Rickmansworth is an 11-19 co-educational comprehensive converter academy with approximately 1,300 students. It is part of the South West Herts consortium which operates a partially selective system; the school admits 25% of the Year 7 cohort on academic ability and a further 10% on musical aptitude. The percentage of students eligible for free school-meals is well below the national average. A traditional academic curriculum operates at Key Stage 4, commensurate with the academic and socio-economic profile of the students.
This case study outlines strategies used to sustain high achievement.

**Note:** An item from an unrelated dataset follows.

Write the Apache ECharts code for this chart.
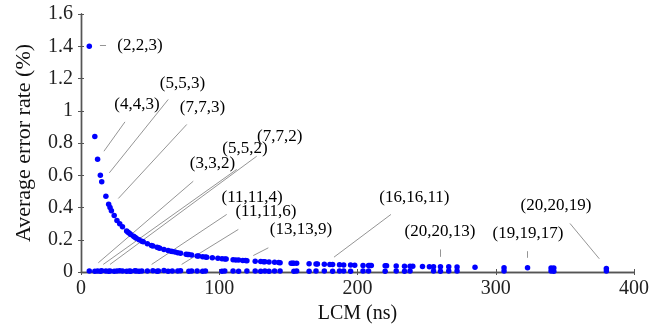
<!DOCTYPE html>
<html>
<head>
<meta charset="utf-8">
<script src="https://cdn.jsdelivr.net/npm/echarts@6/dist/echarts.min.js"></script>
<style>
  html, body { margin: 0; padding: 0; background: #fff; }
  #errChart { width: 670px; height: 332px; }
</style>
</head>
<body>
<div id="errChart"></div>
<script>
// upper curve: LCM (ns) vs average error rate (%)
const curveLcm = [6, 10, 12, 14, 15, 18, 20, 21, 22, 24, 26, 28, 30, 33, 34, 35, 36, 38, 39, 40,
  42, 44, 45, 48, 51, 52, 55, 56, 57, 60, 63, 65, 66, 68, 70, 72, 76, 77, 78, 80,
  84, 85, 88, 90, 91, 95, 99, 102, 104, 105, 110, 112, 114, 117, 119, 120, 126, 130, 132, 133,
  136, 140, 143, 144, 152, 153, 154, 156, 165, 170, 171, 176, 180, 182, 187, 190, 195, 198, 204, 208,
  209, 210, 220, 221, 228, 234, 238, 240, 247, 252, 255, 260, 266, 272, 285, 306, 323, 340, 342, 380];
const curveErr = [1.40, 0.84, 0.70, 0.60, 0.56, 0.47, 0.42, 0.40, 0.38, 0.35, 0.32, 0.30, 0.28, 0.255, 0.247, 0.24, 0.233, 0.221, 0.215, 0.21,
  0.20, 0.19, 0.187, 0.175, 0.165, 0.162, 0.153, 0.15, 0.147, 0.14, 0.133, 0.129, 0.127, 0.124, 0.12, 0.117, 0.11, 0.109, 0.108, 0.105,
  0.10, 0.099, 0.095, 0.093, 0.092, 0.088, 0.085, 0.082, 0.081, 0.08, 0.076, 0.075, 0.074, 0.072, 0.071, 0.07, 0.067, 0.065, 0.064, 0.063,
  0.062, 0.06, 0.059, 0.058, 0.055, 0.055, 0.055, 0.054, 0.051, 0.049, 0.049, 0.048, 0.047, 0.046, 0.045, 0.044, 0.043, 0.042, 0.041, 0.040,
  0.040, 0.040, 0.038, 0.038, 0.037, 0.036, 0.035, 0.035, 0.034, 0.033, 0.033, 0.032, 0.032, 0.031, 0.029, 0.027, 0.026, 0.025, 0.025, 0.022];

// lower row: near-zero error
const lowLcm = [6, 10, 12, 14, 15, 18, 20, 21, 24, 26, 28, 30, 33, 35, 36, 39, 40, 42, 44, 48,
  52, 55, 56, 60, 63, 66, 70, 72, 78, 80, 84, 88, 90, 102, 104, 110, 114, 120, 126, 130,
  133, 136, 140, 144, 154, 156, 165, 170, 176, 182, 187, 190, 195, 204, 208, 220, 228, 234, 238, 255,
  260, 266, 272, 306, 340, 342, 380];
const lowErr = [0.006, 0.005, 0.006, 0.005, 0.007, 0.006, 0.005, 0.006, 0.005, 0.006, 0.008, 0.006, 0.005, 0.006, 0.005, 0.007, 0.006, 0.005, 0.006, 0.006,
  0.007, 0.005, 0.006, 0.009, 0.005, 0.006, 0.006, 0.008, 0.005, 0.006, 0.006, 0.005, 0.006, 0.005, 0.006, 0.006, 0.005, 0.006, 0.006, 0.005,
  0.006, 0.005, 0.006, 0.006, 0.005, 0.006, 0.005, 0.006, 0.006, 0.005, 0.006, 0.006, 0.005, 0.006, 0.006, 0.005, 0.006, 0.005, 0.006, 0.006,
  0.005, 0.006, 0.006, 0.006, 0.006, 0.005, 0.006];

// annotations: text, text position, leader line
const tagText = ["(2,2,3)", "(4,4,3)", "(5,5,3)", "(7,7,3)", "(3,3,2)", "(5,5,2)", "(7,7,2)",
  "(11,11,4)", "(11,11,6)", "(13,13,9)", "(16,16,11)", "(20,20,13)", "(19,19,17)", "(20,20,19)"];
const tagX = [42.7, 40.5, 73.4, 87.9, 95.1, 118.6, 143.7, 123.7, 133.8, 159.1, 241.1, 259.7, 323.3, 343.6];
const tagY = [1.405, 1.039, 1.167, 1.022, 0.671, 0.764, 0.838, 0.464, 0.375, 0.264, 0.464, 0.251, 0.239, 0.412];
const leadStart = [[13.7, 1.405], [31.8, 0.931], [63.1, 1.070], [76.5, 0.915], [81.2, 0.563], [112.6, 0.636], [127.1, 0.718],
  [105.4, 0.357], [113.8, 0.264], [135.5, 0.150], [224.2, 0.357], [259.7, 0.140], [322.8, 0.129], [353.7, 0.301]];
const leadEnd = [[18.1, 1.405], [16.6, 0.749], [20.5, 0.615], [27.0, 0.456], [12.5, 0.057], [16.1, 0.047], [21.0, 0.047],
  [51.1, 0.047], [72.8, 0.047], [124.6, 0.102], [183.0, 0.092], [259.7, 0.094], [322.8, 0.088], [374.9, 0.082]];

const serif = "Liberation Serif";
const frame = { show: true, lineStyle: { color: "#555", width: 1.4 } };
const tick = { show: true, inside: true, length: 3, lineStyle: { color: "#555" } };

const chart = echarts.init(document.getElementById("errChart"));
chart.setOption({
  animation: false,
  grid: { left: 81, right: 36, top: 14, bottom: 60 },
  xAxis: [
    {
      type: "value", min: 0, max: 400, interval: 100,
      name: "LCM (ns)", nameLocation: "middle", nameGap: 32,
      nameTextStyle: { fontFamily: serif, fontSize: 20, color: "#111" },
      axisLine: frame, axisTick: tick,
      axisLabel: { fontFamily: serif, fontSize: 20, color: "#222", margin: 7 },
      splitLine: { show: false },
    },
    {
      type: "value", min: 0, max: 400, interval: 100, position: "top",
      axisLine: frame, axisTick: tick, axisLabel: { show: false }, splitLine: { show: false },
    },
  ],
  yAxis: [
    {
      type: "value", min: 0, max: 1.6, interval: 0.2,
      name: "Average error rate (%)", nameLocation: "middle", nameGap: 46,
      nameTextStyle: { fontFamily: serif, fontSize: 22, color: "#111" },
      axisLine: frame, axisTick: tick,
      axisLabel: { fontFamily: serif, fontSize: 20, color: "#222", margin: 8 },
      splitLine: { show: false },
    },
    {
      type: "value", min: 0, max: 1.6, interval: 0.2, position: "right",
      axisLine: frame, axisTick: tick, axisLabel: { show: false }, splitLine: { show: false },
    },
  ],
  series: [
    {
      type: "lines", coordinateSystem: "cartesian2d", silent: true, z: 1,
      lineStyle: { color: "#7a7a7a", width: 0.8, opacity: 1 },
      data: leadStart.map((s, i) => ({ coords: [s, leadEnd[i]] })),
    },
    {
      type: "scatter", symbolSize: 0, silent: true, z: 1,
      itemStyle: { opacity: 1 },
      label: {
        show: true, position: "inside", fontFamily: serif, fontSize: 17, color: "#000",
        formatter: (p) => tagText[p.dataIndex],
      },
      data: tagX.map((x, i) => [x, tagY[i]]),
    },
    {
      type: "scatter", symbol: "circle", symbolSize: 5.5, z: 3,
      itemStyle: { color: "#0000ff", opacity: 1 },
      data: lowLcm.map((x, i) => [x, lowErr[i]]),
    },
    {
      type: "scatter", symbol: "circle", symbolSize: 5.5, z: 3,
      itemStyle: { color: "#0000ff", opacity: 1 },
      data: curveLcm.map((x, i) => [x, curveErr[i]]),
    },
  ],
});
</script>
</body>
</html>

Transferring the Alps principles from A Level to GCSE
Setting targets equating to the top 25% achievement amongst one’s competitors is clearly a robust mechanism for securing improvement. We use a slightly adjusted version of this well-established model to set targets for all subjects & students. However, since GCSE performance is often the ultimate single benchmark to compare any type of secondary school, and following a disappointing 2016 school Progress 8 score, we decided to set a higher challenge for our GCSE targets. Core subjects had to set targets to Alps 2* (top 10%) and the rest had to be nearer Alps 2* than 3* (≤ 2.49*).